A inaceitável desvalorização da educação gaúcha
No centenário do nascimento de Paulo Freire, o mais respeitado e reconhecido educador brasileiro no exterior, comemorado no último domingo, 19, temos, enquanto sociedade, muito a refletir sobre o papel da educação, seu caráter transformador, público, universal e enquanto direito e obrigação do estado. Patrono da educação brasileira, título que vem sendo atacado por hordas radicais de extrema-direita com o intuito de colocar em dúvida a importância de suas teses e práticas, Paulo Freire continua sendo o nome mais citado em trabalhos acadêmicos elaborados em universidades do mundo inteiro quando o assunto é educação e alfabetização. É dele a frase que talvez sintetize uma explicação para tanto ódio que alguns segmentos insistem em alimentar e a ligar ao seu nome e legado, como se ele fosse o responsável, e não os governos, pela má qualidade do ensino brasileiro quando comparado com outras nações. Segundo ele, se a educação sozinha não transforma a sociedade, sem ela tampouco a sociedade muda.
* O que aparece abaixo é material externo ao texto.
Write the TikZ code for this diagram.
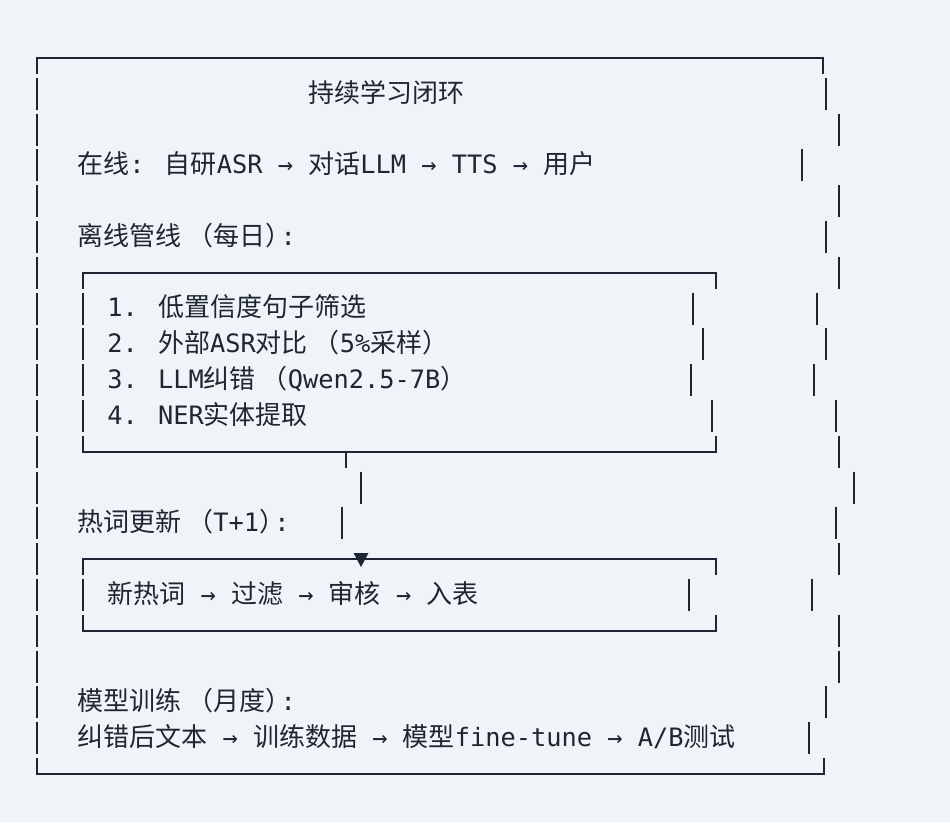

E não investir no treinamento e qualificação de professores e professoras, em escolas com qualidade em termos de estruturas físicas e reconhecimento e salários dignos a quem leva a educação aos nossos filhos e netos é a fórmula empregada para que o povo, principalmente nossos jovens, não pensem, não reflitam, não tenham consciência dos seus direitos, não entendam de fato o que é ter cidadania.
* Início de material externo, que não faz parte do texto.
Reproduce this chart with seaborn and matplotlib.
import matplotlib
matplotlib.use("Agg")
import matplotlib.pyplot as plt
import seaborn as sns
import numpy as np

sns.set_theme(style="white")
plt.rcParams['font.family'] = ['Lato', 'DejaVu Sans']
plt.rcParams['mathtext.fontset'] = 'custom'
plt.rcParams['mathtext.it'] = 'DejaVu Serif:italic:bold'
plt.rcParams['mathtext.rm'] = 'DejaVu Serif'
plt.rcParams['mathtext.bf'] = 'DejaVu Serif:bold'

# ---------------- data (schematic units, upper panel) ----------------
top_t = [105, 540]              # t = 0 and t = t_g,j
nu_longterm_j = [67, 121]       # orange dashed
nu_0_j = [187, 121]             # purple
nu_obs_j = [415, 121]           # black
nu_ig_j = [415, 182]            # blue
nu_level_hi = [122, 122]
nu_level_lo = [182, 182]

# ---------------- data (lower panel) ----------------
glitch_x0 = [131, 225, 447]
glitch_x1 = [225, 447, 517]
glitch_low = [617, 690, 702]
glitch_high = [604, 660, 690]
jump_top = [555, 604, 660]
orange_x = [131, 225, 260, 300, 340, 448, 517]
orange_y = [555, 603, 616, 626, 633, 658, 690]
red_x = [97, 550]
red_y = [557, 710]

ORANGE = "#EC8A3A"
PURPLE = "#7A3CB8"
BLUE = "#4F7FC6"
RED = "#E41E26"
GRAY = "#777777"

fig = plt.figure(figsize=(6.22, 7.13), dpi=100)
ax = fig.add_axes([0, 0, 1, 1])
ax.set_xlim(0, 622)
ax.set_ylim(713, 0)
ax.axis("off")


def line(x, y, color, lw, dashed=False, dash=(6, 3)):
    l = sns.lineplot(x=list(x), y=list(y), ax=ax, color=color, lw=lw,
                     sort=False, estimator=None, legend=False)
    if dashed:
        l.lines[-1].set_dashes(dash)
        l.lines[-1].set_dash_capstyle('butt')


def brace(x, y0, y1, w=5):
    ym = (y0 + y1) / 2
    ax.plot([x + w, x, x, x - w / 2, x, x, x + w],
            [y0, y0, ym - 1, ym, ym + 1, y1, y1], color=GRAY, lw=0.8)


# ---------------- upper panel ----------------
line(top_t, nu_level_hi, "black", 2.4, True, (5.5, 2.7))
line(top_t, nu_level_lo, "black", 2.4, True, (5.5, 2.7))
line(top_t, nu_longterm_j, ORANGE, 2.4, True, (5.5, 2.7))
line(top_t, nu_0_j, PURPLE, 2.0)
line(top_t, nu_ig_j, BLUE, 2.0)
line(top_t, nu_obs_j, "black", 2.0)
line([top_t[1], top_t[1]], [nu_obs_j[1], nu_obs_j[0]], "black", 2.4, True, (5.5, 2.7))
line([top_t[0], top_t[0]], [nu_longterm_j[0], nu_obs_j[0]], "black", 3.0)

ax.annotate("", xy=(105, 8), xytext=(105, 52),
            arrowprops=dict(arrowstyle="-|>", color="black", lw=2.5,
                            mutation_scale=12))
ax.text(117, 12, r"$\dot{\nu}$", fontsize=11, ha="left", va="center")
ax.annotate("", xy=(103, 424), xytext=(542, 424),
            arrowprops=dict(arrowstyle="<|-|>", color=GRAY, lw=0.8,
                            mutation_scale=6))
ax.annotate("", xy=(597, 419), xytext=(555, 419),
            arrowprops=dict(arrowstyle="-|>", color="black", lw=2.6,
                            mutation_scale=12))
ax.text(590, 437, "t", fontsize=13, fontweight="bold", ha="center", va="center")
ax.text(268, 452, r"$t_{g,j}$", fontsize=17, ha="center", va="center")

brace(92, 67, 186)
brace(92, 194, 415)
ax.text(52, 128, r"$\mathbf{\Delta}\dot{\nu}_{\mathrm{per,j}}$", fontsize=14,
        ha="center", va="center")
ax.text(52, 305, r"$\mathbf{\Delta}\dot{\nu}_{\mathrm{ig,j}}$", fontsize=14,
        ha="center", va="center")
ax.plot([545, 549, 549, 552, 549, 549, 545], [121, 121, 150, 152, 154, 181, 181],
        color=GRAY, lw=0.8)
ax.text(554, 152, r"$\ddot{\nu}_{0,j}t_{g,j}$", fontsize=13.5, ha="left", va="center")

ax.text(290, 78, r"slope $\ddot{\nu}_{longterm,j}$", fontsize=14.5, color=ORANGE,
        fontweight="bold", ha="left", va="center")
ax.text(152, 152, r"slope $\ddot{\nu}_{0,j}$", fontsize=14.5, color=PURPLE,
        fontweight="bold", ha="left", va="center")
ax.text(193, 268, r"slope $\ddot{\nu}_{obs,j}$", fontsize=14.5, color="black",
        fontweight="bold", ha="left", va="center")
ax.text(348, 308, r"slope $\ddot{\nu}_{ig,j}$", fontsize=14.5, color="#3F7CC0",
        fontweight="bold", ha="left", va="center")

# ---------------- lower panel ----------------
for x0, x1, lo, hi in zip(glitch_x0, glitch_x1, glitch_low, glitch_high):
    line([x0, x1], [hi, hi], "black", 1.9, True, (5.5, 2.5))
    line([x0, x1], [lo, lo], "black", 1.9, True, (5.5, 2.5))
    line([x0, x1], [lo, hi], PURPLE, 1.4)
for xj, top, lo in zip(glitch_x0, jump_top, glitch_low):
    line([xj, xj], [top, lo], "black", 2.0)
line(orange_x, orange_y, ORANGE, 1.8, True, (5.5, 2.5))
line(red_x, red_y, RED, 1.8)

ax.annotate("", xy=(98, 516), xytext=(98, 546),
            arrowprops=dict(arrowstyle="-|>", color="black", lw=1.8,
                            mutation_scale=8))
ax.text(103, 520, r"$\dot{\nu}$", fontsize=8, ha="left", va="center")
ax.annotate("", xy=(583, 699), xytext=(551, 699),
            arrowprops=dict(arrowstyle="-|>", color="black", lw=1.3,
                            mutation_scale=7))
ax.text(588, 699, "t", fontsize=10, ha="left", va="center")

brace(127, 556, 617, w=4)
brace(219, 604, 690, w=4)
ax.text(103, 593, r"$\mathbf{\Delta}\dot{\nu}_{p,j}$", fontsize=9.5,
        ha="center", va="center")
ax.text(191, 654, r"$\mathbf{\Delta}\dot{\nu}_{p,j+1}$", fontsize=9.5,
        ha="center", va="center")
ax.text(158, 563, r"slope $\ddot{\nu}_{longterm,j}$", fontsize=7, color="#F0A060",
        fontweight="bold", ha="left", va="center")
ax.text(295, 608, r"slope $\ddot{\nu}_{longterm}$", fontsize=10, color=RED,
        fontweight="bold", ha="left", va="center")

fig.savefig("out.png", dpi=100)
E isso me veio à mente quando votamos na Assembleia Legislativa, no último dia 14, um projeto do governo concedendo minguados 8% de reajuste do vale-refeição aos professores e demais servidores estaduais, enquanto só a cesta básica teve um aumento de 28% no mesmo período. Nossa bancada chegou a apresentar uma emenda à matéria, com uma reposição mais justa, acreditando haver alguma sensibilidade junto aos partidos apoiadores do governador Eduardo Leite. Mas em plenário os argumentos, por mais racionais que sejam, são suplantados pela vontade de quem tem mais votos. E assim nossa proposta sequer foi apreciada.
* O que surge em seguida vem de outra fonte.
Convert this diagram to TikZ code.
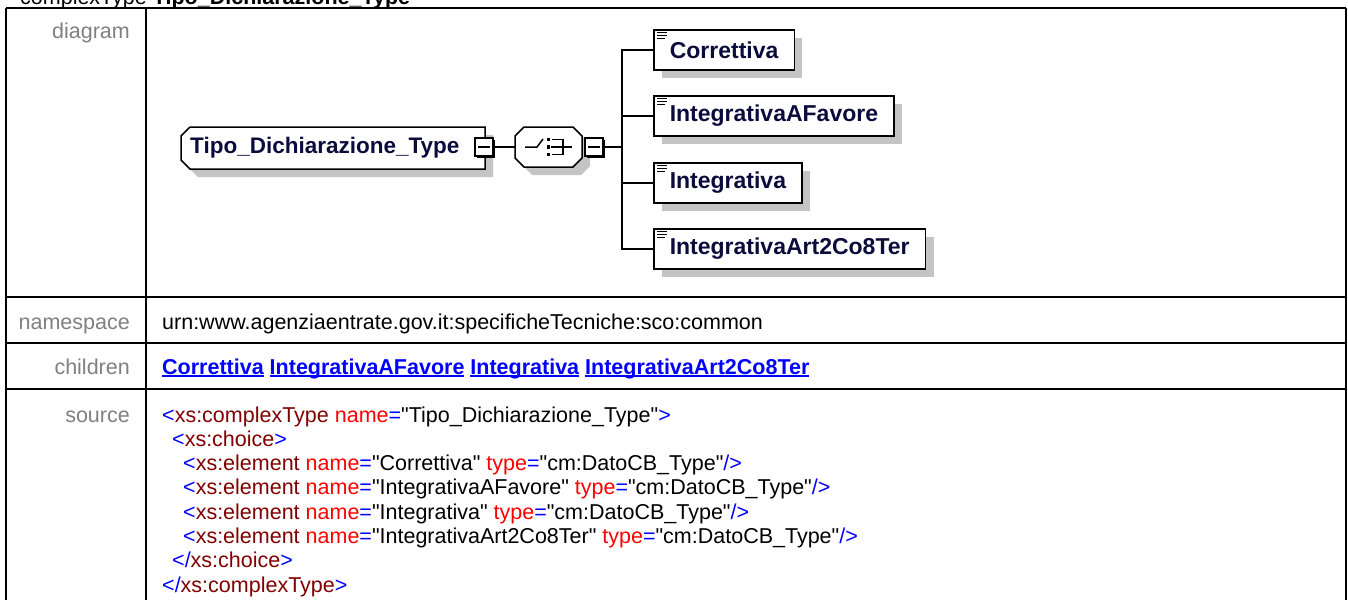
\documentclass[tikz,border=0pt]{standalone}
\usepackage{fontspec}
\setmainfont{Liberation Sans}[Ligatures=TeXOff]
\usetikzlibrary{shadows}

\definecolor{labelgray}{HTML}{808080}
\definecolor{shadowgray}{HTML}{C4C4C4}
\definecolor{elemnavy}{HTML}{0C0C3C}
\definecolor{xmlblue}{HTML}{0000FF}
\definecolor{xmlred}{HTML}{FF0000}
\definecolor{xmltag}{HTML}{800000}

\newcommand{\xb}[1]{\textcolor{xmlblue}{#1}}
\newcommand{\xt}[1]{\textcolor{xmltag}{#1}}
\newcommand{\xa}[1]{\textcolor{xmlred}{#1}}
\newcommand{\xlink}[1]{\textcolor{xmlblue}{\bfseries\setbox0\hbox{#1}\rlap{\rule[-3pt]{\wd0}{1.6pt}}\box0}}

\begin{document}
\begin{tikzpicture}[
  x=1pt,y=-1pt,
  grid/.style={line width=2.6pt},
  lbl/.style={anchor=base east,inner sep=0,text=labelgray,font=\fontsize{21.5}{24}\selectfont},
  txt/.style={anchor=base west,inner sep=0,font=\fontsize{21.5}{24}\selectfont},
  outline/.style={draw,line width=1.5pt,fill=white},
  elem/.style={outline,anchor=west,minimum height=40pt,inner xsep=16pt,inner ysep=0pt,text=elemnavy,font=\bfseries\fontsize{23}{24}\selectfont,
    drop shadow={shadow xshift=8pt,shadow yshift=-8pt,opacity=1,fill=shadowgray}},
  rootlabel/.style={anchor=west,inner sep=0pt,text=elemnavy,font=\bfseries\fontsize{22.5}{24}\selectfont},
  minus/.style={outline,minimum size=18pt,inner sep=0,
    drop shadow={shadow xshift=2pt,shadow yshift=-2pt,opacity=1,fill=black},
    path picture={\draw[line width=1.5pt] ([xshift=3pt]path picture bounding box.west) -- ([xshift=-3pt]path picture bounding box.east);}},
  conn/.style={line width=1.5pt}
]
\useasboundingbox (0,0) rectangle (1348,600);
\fill[white] (0,0) rectangle (1348,600);
\clip (0,0) rectangle (1348,600);

% title and table frame
\node[txt] (title) at (20,4) {complexType \textbf{Tipo\_Dichiarazione\_Type}};
\draw[grid] (6,8) -- (1346,8);
\draw[grid] (6,297) -- (1346,297);
\draw[grid] (6,343) -- (1346,343);
\draw[grid] (6,389) -- (1346,389);
\draw[grid] (6,8) -- (6,600);
\draw[grid] (146,8) -- (146,600);
\draw[grid] (1346,8) -- (1346,600);

\node[lbl] (ldiagram) at (130,38) {diagram};
\node[lbl] (lnamespace) at (130,329) {namespace};
\node[lbl] (lchildren) at (130,374) {children};
\node[lbl] (lsource) at (130,422) {source};

% diagram: complex type and choice
\fill[shadowgray,shift={(8,8)}] (190,127) -- (485,127) -- (485,169) -- (190,169) -- (181,160) -- (181,136) -- cycle;
\draw[outline] (190,127) -- (485,127) -- (485,169) -- (190,169) -- (181,160) -- (181,136) -- cycle;
\node[rootlabel] (root) at (190,148) {Tipo\_Dichiarazione\_Type};

\fill[shadowgray,shift={(8,8)}] (524,127) -- (573,127) -- (582,136) -- (582,158) -- (573,167) -- (524,167) -- (515,158) -- (515,136) -- cycle;
\draw[outline] (524,127) -- (573,127) -- (582,136) -- (582,158) -- (573,167) -- (524,167) -- (515,158) -- (515,136) -- cycle;
\node[minimum width=67pt,minimum height=40pt,inner sep=0pt] (choice) at (548.5,147) {};

\node[minus] (rootminus) at (484,147) {};
\node[minus] (choiceminus) at (594,147) {};
\coordinate (trunk) at (622,147);

\draw[conn] ([shift={(-23.5,0)}]choice.center) -- ++(12,0) -- ++(6,-8);
\fill ([shift={(-1.75,-9.25)}]choice.center) rectangle ++(3.5,3.5);
\fill ([shift={(-1.75,-1.75)}]choice.center) rectangle ++(3.5,3.5);
\fill ([shift={(-1.75,5.75)}]choice.center) rectangle ++(3.5,3.5);
\draw[conn] ([shift={(3,-7.5)}]choice.center) -| ([shift={(14.5,7.5)}]choice.center) -- ([shift={(3,7.5)}]choice.center);
\draw[conn] ([shift={(2,0)}]choice.center) -- ++(21.5,0);

% child elements
\node[elem] (correttiva) at (653,50) {Correttiva};
\node[elem] (favore) at (653,116) {IntegrativaAFavore};
\node[elem] (integrativa) at (653,183) {Integrativa};
\node[elem] (art2co8ter) at (653,249) {IntegrativaArt2Co8Ter};

\draw[conn] (rootminus.east) -- (choice.west);
\draw[conn] (choiceminus.east) -- (trunk);
\draw[conn] (trunk) |- (correttiva.west);
\draw[conn] (trunk) |- (favore.west);
\draw[conn] (trunk) |- (integrativa.west);
\draw[conn] (trunk) |- (art2co8ter.west);

\draw[line width=1.3pt] ([shift={(4,3.5)}]correttiva.north west) -- ++(10,0) ++(-10,3) -- ++(10,0) ++(-10,3) -- ++(8,0);
\draw[line width=1.3pt] ([shift={(4,3.5)}]favore.north west) -- ++(10,0) ++(-10,3) -- ++(10,0) ++(-10,3) -- ++(8,0);
\draw[line width=1.3pt] ([shift={(4,3.5)}]integrativa.north west) -- ++(10,0) ++(-10,3) -- ++(10,0) ++(-10,3) -- ++(8,0);
\draw[line width=1.3pt] ([shift={(4,3.5)}]art2co8ter.north west) -- ++(10,0) ++(-10,3) -- ++(10,0) ++(-10,3) -- ++(8,0);

% namespace, children, source
\node[txt] (namespace) at (162,329) {urn:www.agenziaentrate.gov.it:specificheTecniche:sco:common};
\node[txt] (children) at (162,374) {\xlink{Correttiva} \xlink{IntegrativaAFavore} \xlink{Integrativa} \xlink{IntegrativaArt2Co8Ter}};

\node[txt] (src1) at (162,422) {\xb{<}\xt{xs:complexType} \xa{name}\xb{=}"Tipo\_Dichiarazione\_Type"\xb{>}};
\node[txt] (src2) at (172,446.3) {\xb{<}\xt{xs:choice}\xb{>}};
\node[txt] (src3) at (183,470.6) {\xb{<}\xt{xs:element} \xa{name}\xb{=}"Correttiva" \xa{type}\xb{=}"cm:DatoCB\_Type"\xb{/>}};
\node[txt] (src4) at (183,494.9) {\xb{<}\xt{xs:element} \xa{name}\xb{=}"IntegrativaAFavore" \xa{type}\xb{=}"cm:DatoCB\_Type"\xb{/>}};
\node[txt] (src5) at (183,519.2) {\xb{<}\xt{xs:element} \xa{name}\xb{=}"Integrativa" \xa{type}\xb{=}"cm:DatoCB\_Type"\xb{/>}};
\node[txt] (src6) at (183,543.5) {\xb{<}\xt{xs:element} \xa{name}\xb{=}"IntegrativaArt2Co8Ter" \xa{type}\xb{=}"cm:DatoCB\_Type"\xb{/>}};
\node[txt] (src7) at (172,567.8) {\xb{</}\xt{xs:choice}\xb{>}};
\node[txt] (src8) at (162,592.1) {\xb{</}\xt{xs:complexType}\xb{>}};
\end{tikzpicture}
\end{document}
Os trabalhadores públicos, especialmente os professores, cujos salários figuram entre os menores pagos pelo estado, estão há quase oito anos sem a reposição sequer da inflação, sendo que em boa parte desse período o pagamento ocorreu com atraso. O último reajuste digno foi concedido no governo de Tarso Genro, 76,6 % pagos em parcelas como forma de aproximar os holerites do piso nacional da educação.
Anos atrás, quando visitava uma escola sentia nas pessoas a esperança de tempos melhores, um olhar no futuro de que haveria uma progressão na carreira, um sentimento de que havia condições de continuarem dando aula aos nossos filhos e netos com determinação. Hoje, o que vemos é uma frustração generalizada, de que foram e continuam sendo relegados a um último lugar pelos gestores que foram eleitos justamente para nos tirar desse triste quadro. Vejo um magistério doente, sem reconhecimento e sem condições de trabalho, em escolas deterioradas e sem que haja uma política de recuperação das unidades. Isso é inaceitável.
Para Paulo Freire, o sistema não teme o pobre que tem fome. Teme o pobre que sabe pensar. E talvez isso explique muita coisa aqui no RS.